Interesting slideshow. I always sort of wondered what "big data" meant--it's one of those technical yet abstract concepts that can baffle someone if you don't know exactly what it means. This gives me a much better idea--sometimes visualizing a concept helps. Obviously it still can mean a lot of things depending on the application, and is an interesting concept for the future.

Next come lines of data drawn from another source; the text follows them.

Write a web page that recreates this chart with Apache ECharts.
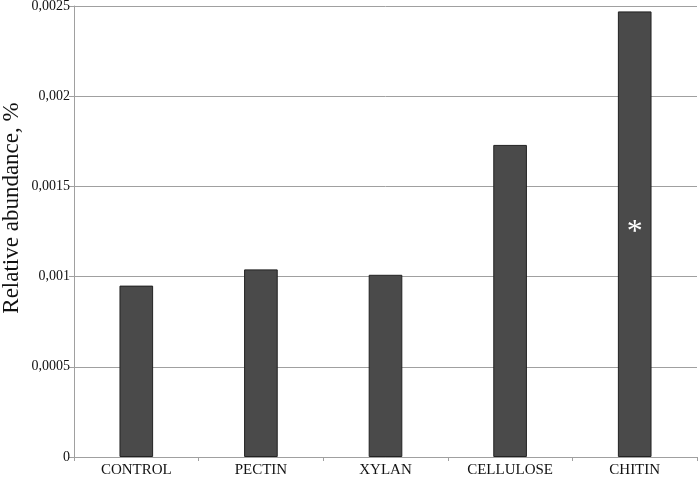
<!DOCTYPE html>
<html>
<head>
<meta charset="utf-8">
<script src="https://cdn.jsdelivr.net/npm/echarts@6/dist/echarts.min.js"></script>
<style>
  html, body { margin: 0; padding: 0; background: #fff; }
  #main { width: 700px; height: 477px; }
</style>
</head>
<body>
<div id="main"></div>
<script>
// substrates and abundance values
let categories = ['CONTROL', 'PECTIN', 'XYLAN', 'CELLULOSE', 'CHITIN'];
let abundance = [0.00095, 0.00104, 0.00101, 0.00173, 0.00247];
let marks = ['', '', '', '', '*'];
let yTitle = 'Relative abundance, %';

let font = '"Liberation Serif", "DejaVu Serif", serif';

function commaNum(v) {
    return v.toString().replace('.', ',');
}

let myChart = echarts.init(document.getElementById('main'));
let option = {
    backgroundColor: 'white',
    animation: false,
    grid: { left: 74, right: 3, top: 6, bottom: 20, outerBoundsMode: 'none', containLabel: false },
    graphic: [{
        type: 'text',
        x: 12,
        y: 208,
        rotation: Math.PI / 2,
        style: {
            text: yTitle,
            fill: '#111',
            font: '23px ' + font,
            align: 'center',
            verticalAlign: 'middle'
        }
    }],
    xAxis: {
        type: 'category',
        data: categories,
        axisLine: { lineStyle: { color: '#a0a0a0' } },
        axisTick: { show: true, length: 4, lineStyle: { color: '#a0a0a0' } },
        axisLabel: { color: '#111', fontFamily: font, fontSize: 15, margin: 6 }
    },
    yAxis: {
        type: 'value',
        min: 0,
        max: 0.0025,
        interval: 0.0005,
        axisLine: { show: true, lineStyle: { color: '#a0a0a0' } },
        axisTick: { show: true, length: 5, lineStyle: { color: '#a0a0a0' } },
        axisLabel: { color: '#111', fontFamily: font, fontSize: 14, margin: 4, formatter: commaNum },
        splitLine: { lineStyle: { color: '#a0a0a0' } }
    },
    series: [{
        type: 'bar',
        barWidth: '27%',
        data: abundance.map((v, i) => ({
            value: v,
            label: {
                show: marks[i] !== '',
                position: 'inside',
                formatter: marks[i],
                color: '#fff',
                fontSize: 32,
                fontFamily: font,
                offset: [0, -2]
            }
        })),
        itemStyle: { color: '#4a4a4a', borderColor: '#222', borderWidth: 1 }
    }]
};
myChart.setOption(option);
</script>
</body>
</html>
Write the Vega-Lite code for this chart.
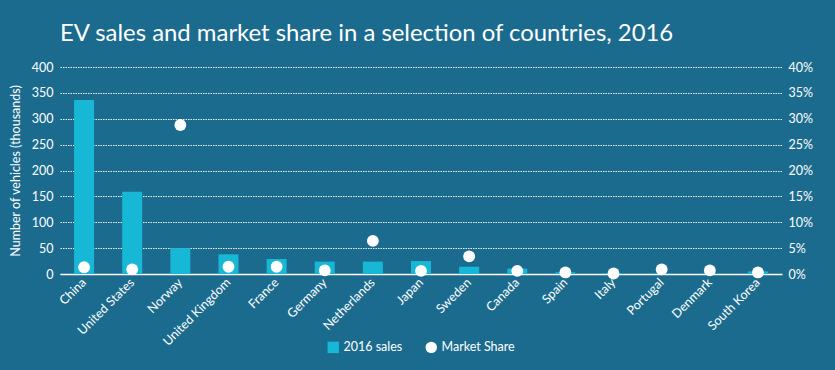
{
  "$schema": "https://vega.github.io/schema/vega-lite/v6.json",
  "width": 722,
  "height": 207,
  "autosize": {"type": "none"},
  "padding": {"left": 60, "top": 67, "right": 53, "bottom": 96},
  "background": "#1b6b8f",
  "config": {
    "font": "Lato",
    "view": {"stroke": null},
    "axis": {"labelColor": "white", "titleColor": "white", "labelFont": "Lato", "titleFont": "Lato"},
    "legend": {"labelColor": "white", "labelFont": "Lato"}
  },
  "title": {
    "text": "EV sales and market share in a selection of countries, 2016",
    "anchor": "start",
    "frame": "group",
    "dx": 0,
    "offset": 15,
    "fontSize": 23.9,
    "fontWeight": "normal",
    "color": "white",
    "font": "Lato"
  },
  "data": {
    "values": [
      {"country": "China", "sales": 336, "share": 0.013},
      {"country": "United States", "sales": 159, "share": 0.009},
      {"country": "Norway", "sales": 50, "share": 0.288},
      {"country": "United Kingdom", "sales": 38, "share": 0.014},
      {"country": "France", "sales": 29, "share": 0.014},
      {"country": "Germany", "sales": 24, "share": 0.007},
      {"country": "Netherlands", "sales": 24, "share": 0.064},
      {"country": "Japan", "sales": 25, "share": 0.006},
      {"country": "Sweden", "sales": 14, "share": 0.034},
      {"country": "Canada", "sales": 10.5, "share": 0.006},
      {"country": "Spain", "sales": 3.2, "share": 0.003},
      {"country": "Italy", "sales": 1.4, "share": 0.001},
      {"country": "Portugal", "sales": 1, "share": 0.009},
      {"country": "Denmark", "sales": 0.8, "share": 0.007},
      {"country": "South Korea", "sales": 5, "share": 0.003}
    ]
  },
  "encoding": {
    "x": {
      "field": "country",
      "type": "nominal",
      "sort": null,
      "title": null,
      "axis": {
        "labelAngle": -45,
        "labelAlign": "right",
        "labelBaseline": "middle",
        "labelFontSize": 12.5,
        "labelPadding": 6,
        "ticks": false,
        "domain": true,
        "domainColor": "white",
        "domainWidth": 1.5,
        "grid": false
      }
    }
  },
  "layer": [
    {
      "mark": {"type": "bar", "size": 20},
      "encoding": {
        "y": {
          "field": "sales",
          "type": "quantitative",
          "scale": {"domain": [0, 400]},
          "title": "Number of vehicles (thousands)",
          "axis": {
            "values": [0, 50, 100, 150, 200, 250, 300, 350, 400],
            "labelFontSize": 12.5,
            "labelPadding": 7,
            "ticks": false,
            "domain": false,
            "grid": true,
            "gridColor": "white",
            "gridDash": [1.5, 1],
            "gridOpacity": 0.9,
            "titleFontSize": 12.5,
            "titleFontWeight": "normal",
            "titlePadding": 9
          }
        },
        "color": {
          "datum": "2016 sales",
          "type": "nominal",
          "scale": {"domain": ["2016 sales", "Market Share"], "range": ["#17b8d5", "#ffffff"]},
          "legend": {
            "title": null,
            "orient": "none",
            "legendX": 267,
            "legendY": 274,
            "direction": "horizontal",
            "labelFontSize": 12.5,
            "symbolSize": 130,
            "symbolOpacity": 1,
            "columnPadding": 22,
            "symbolStrokeWidth": 0,
            "encode": {
              "symbols": {
                "update": {
                  "shape": {"signal": "datum.value === '2016 sales' ? 'square' : 'circle'"},
                  "fillOpacity": {"value": 1}
                }
              }
            }
          }
        }
      }
    },
    {
      "mark": {"type": "point", "filled": true, "size": 140, "opacity": 1},
      "encoding": {
        "y": {
          "field": "share",
          "type": "quantitative",
          "scale": {"domain": [0, 0.4]},
          "title": null,
          "axis": {
            "orient": "right",
            "format": ".0%",
            "values": [0, 0.05, 0.1, 0.15, 0.2, 0.25, 0.3, 0.35, 0.4],
            "labelFontSize": 12.5,
            "labelPadding": 6,
            "ticks": false,
            "domain": false,
            "grid": false
          }
        },
        "color": {"datum": "Market Share", "type": "nominal"}
      }
    }
  ],
  "resolve": {"scale": {"y": "independent"}}
}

Rob, what you describe are the three V's of Big Data. These are Volume, Velocity and Variety. I put them in this order because this is how they appeared in the database market. First there were very large databases. These typically very expensive to store and process, thus they were confined to very high value applications. Next was Velocity. In the early 1990s some telcos were using a DBMS to collect data on calls in real time to manage their network. Most recently we have seen the addition of Variety. Since storage has become so cheap and dense (both are important) and processing has become very cheap, we now keep stuff we could not afford to store before. In addition, we keep information that has a low information density, such as social media data. This can still be very useful even to industrial companies. It allows them to find out things they could not in other ways.